Maybe a year after that get serious with rotors,
electromagnetism, and all that.

So,IMO, foisting this stuff on helpless undergraduates (and their
teachers) qualifies as corruption of youth in the worst sense of ....

A) That rather depends on what one means by "this
stuff".

B) I think the real problem is not with the youth, but
with the old fogies who long ago spent a week getting
comfortable with the cross product, and who don't want
to spend a week learning something new.

The youth will have to spend a week on one thing or
the other, and it seems more-than-likely that a week
spent learning wedge products will be much more
valuable than a week spent learning cross products. I
don't know that for sure, but I haven't seen anything
resembling evidence to the contrary.
__________________________________________________________
That may be the real crux of our differences. I think that the apparent
unification that is offered by the Clifford algebra approach, involves
levels of abstraction that will make the typical American undergrad much
more uncomfortable than the conventional approach.

Clifford fits well into the Bourbaki approach to mathematics which, as far
as I am concerned, will reach its apex when all of mathematical knowledge
is condensed into a single incomprehensible symbol.


the positive
subalgebra (to be defined) of the Clifford Algebra of V(4,(4)) is just the
ordinary vector algebra that you have all used since childhood.

Practically everything you've ever heard of can be
rediscovered as some subalgebra of some Clifford
Algebra. That means I don't need to separately learn
about vectors, spinors, complex numbers, quaternions,
pauli algebra, dirac algebra, etc. etc. etc. -- I just
learn Clifford Algebra and get all that stuff for free.
_________________________________________________________________
For free? How many high school teachers on this net are likely to want,
or be able to reproduce, the derivation that I gave in my posting? And,
after reproducing it, how many would find it easy to teach? I find the
choice of the word "free" to be a real hoot!

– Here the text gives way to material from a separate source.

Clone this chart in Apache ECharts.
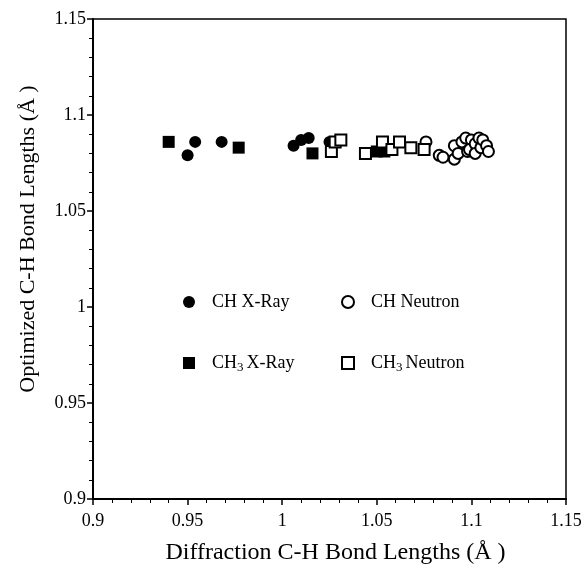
<!DOCTYPE html>
<html>
<head>
<meta charset="utf-8">
<script src="https://cdn.jsdelivr.net/npm/echarts@6/dist/echarts.min.js"></script>
<style>
  html, body { margin: 0; padding: 0; background: #fff; }
  #main { width: 584px; height: 565px; }
</style>
</head>
<body>
<div id="main"></div>
<script>
// values: [diffraction, optimized]
var chXray = [
  [0.950, 1.079], [0.954, 1.086], [0.968, 1.086],
  [1.006, 1.084], [1.010, 1.087], [1.014, 1.088], [1.025, 1.086]
];
var ch3Xray = [
  [0.940, 1.086], [0.977, 1.083], [1.016, 1.080],
  [1.050, 1.081], [1.054, 1.081]
];
var chNeutron = [
  [1.076, 1.086], [1.083, 1.079], [1.085, 1.078],
  [1.091, 1.084], [1.091, 1.077], [1.093, 1.080], [1.095, 1.086],
  [1.097, 1.088], [1.098, 1.081], [1.100, 1.087], [1.099, 1.082],
  [1.102, 1.085], [1.102, 1.080], [1.104, 1.088], [1.105, 1.083],
  [1.106, 1.087], [1.108, 1.084], [1.109, 1.081]
];
var ch3Neutron = [
  [1.026, 1.081], [1.028, 1.086], [1.031, 1.087], [1.044, 1.080],
  [1.053, 1.086], [1.058, 1.082], [1.062, 1.086], [1.068, 1.083],
  [1.075, 1.082]
];
var xTicks = { min: 0.9, max: 1.15, step: 0.05 };
var yTicks = { min: 0.9, max: 1.15, step: 0.05 };

var font = 'Liberation Serif';
var myChart = echarts.init(document.getElementById('main'));

function legendName(name) {
  return name.replace('CH3 ', 'CH{sub|3}');
}
var legendText = {
  fontFamily: font,
  fontSize: 18,
  color: '#000',
  lineHeight: 22,
  padding: [0, 0, 0, 12],
  rich: {
    sub: { fontFamily: font, fontSize: 13, verticalAlign: 'bottom', padding: [9, 3, 0, 0], color: '#000' }
  }
};

function scatter(name, data, symbol, filled) {
  return {
    name: name,
    type: 'scatter',
    data: data,
    symbol: symbol,
    symbolSize: filled ? 12 : 11,
    itemStyle: filled
      ? { color: '#000', opacity: 1 }
      : { color: '#fff', borderColor: '#000', borderWidth: 2, opacity: 1 }
  };
}

var option = {
  animation: false,
  backgroundColor: '#fff',
  grid: {
    left: 93, top: 19, right: 18, bottom: 66,
    outerBoundsMode: 'none',
    show: true, borderColor: '#000', borderWidth: 1.5
  },
  legend: [
    {
      orient: 'vertical', left: 178, top: 286,
      itemWidth: 12, itemHeight: 12, itemGap: 39,
      data: ['CH X-Ray', 'CH3 X-Ray'],
      formatter: legendName, textStyle: legendText
    },
    {
      orient: 'vertical', left: 336, top: 286,
      itemWidth: 12, itemHeight: 12, itemGap: 39,
      data: ['CH Neutron', 'CH3 Neutron'],
      formatter: legendName, textStyle: legendText
    }
  ],
  xAxis: {
    type: 'value',
    min: xTicks.min, max: xTicks.max, interval: xTicks.step,
    name: 'Diffraction C-H Bond Lengths (Å )',
    nameLocation: 'middle', nameGap: 42,
    nameTextStyle: { fontFamily: font, fontSize: 24, color: '#000', padding: [0, 0, 0, 12] },
    axisLine: { lineStyle: { color: '#000', width: 2 } },
    axisTick: { length: 6, lineStyle: { color: '#000', width: 1.5 } },
    minorTick: { show: true, splitNumber: 5, length: 4, lineStyle: { color: '#000', width: 1 } },
    axisLabel: { fontFamily: font, fontSize: 18, color: '#000', margin: 13 },
    splitLine: { show: false }
  },
  yAxis: {
    type: 'value',
    min: yTicks.min, max: yTicks.max, interval: yTicks.step,
    name: 'Optimized C-H Bond Lengths (Å )',
    nameLocation: 'middle', nameGap: 54,
    nameTextStyle: { fontFamily: font, fontSize: 22, color: '#000', padding: [0, 0, 0, 40] },
    axisLine: { lineStyle: { color: '#000', width: 2 } },
    axisTick: { length: 6, lineStyle: { color: '#000', width: 1.5 } },
    minorTick: { show: true, splitNumber: 5, length: 4, lineStyle: { color: '#000', width: 1 } },
    axisLabel: { fontFamily: font, fontSize: 18, color: '#000', margin: 7 },
    splitLine: { show: false }
  },
  series: [
    scatter('CH X-Ray', chXray, 'circle', true),
    scatter('CH3 X-Ray', ch3Xray, 'rect', true),
    scatter('CH Neutron', chNeutron, 'circle', false),
    scatter('CH3 Neutron', ch3Neutron, 'rect', false)
  ]
};
myChart.setOption(option);
</script>
</body>
</html>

If you already know all that stuff, maybe you don't
have much to gain from Clifford Algebra ... but it
would be absurd to assume that the youth already know
all that. And in any case it doesn't detract from the
simplicity and elegance and power of the Clifford Algebra.
________________________________________________________________________
I don't regard my derivation to be a demonstration of "simplicity and
elegance and power". There was nothing to tell me that V(4,(4)) was the
right set to start with. There was nothing to tell me in advance that a7
was going to turn out to be the identity. And I had to do a lot of work
to show that at the end of the day the 7 elements of the Clifford Algebra
reduced to the the basis vectors of Gibbs and Hamilton.

I'll soon be replacing my signature line with my favorite quote about
Bourbaki.
Regards,
Jack

--
"But as much as I love and respect you, I will beat you and I will kill
you, because that is what I must do. Tonight it is only you and me, fish.
It is your strength against my intelligence. It is a veritable potpourri
of metaphor, every nuance of which is fraught with meaning."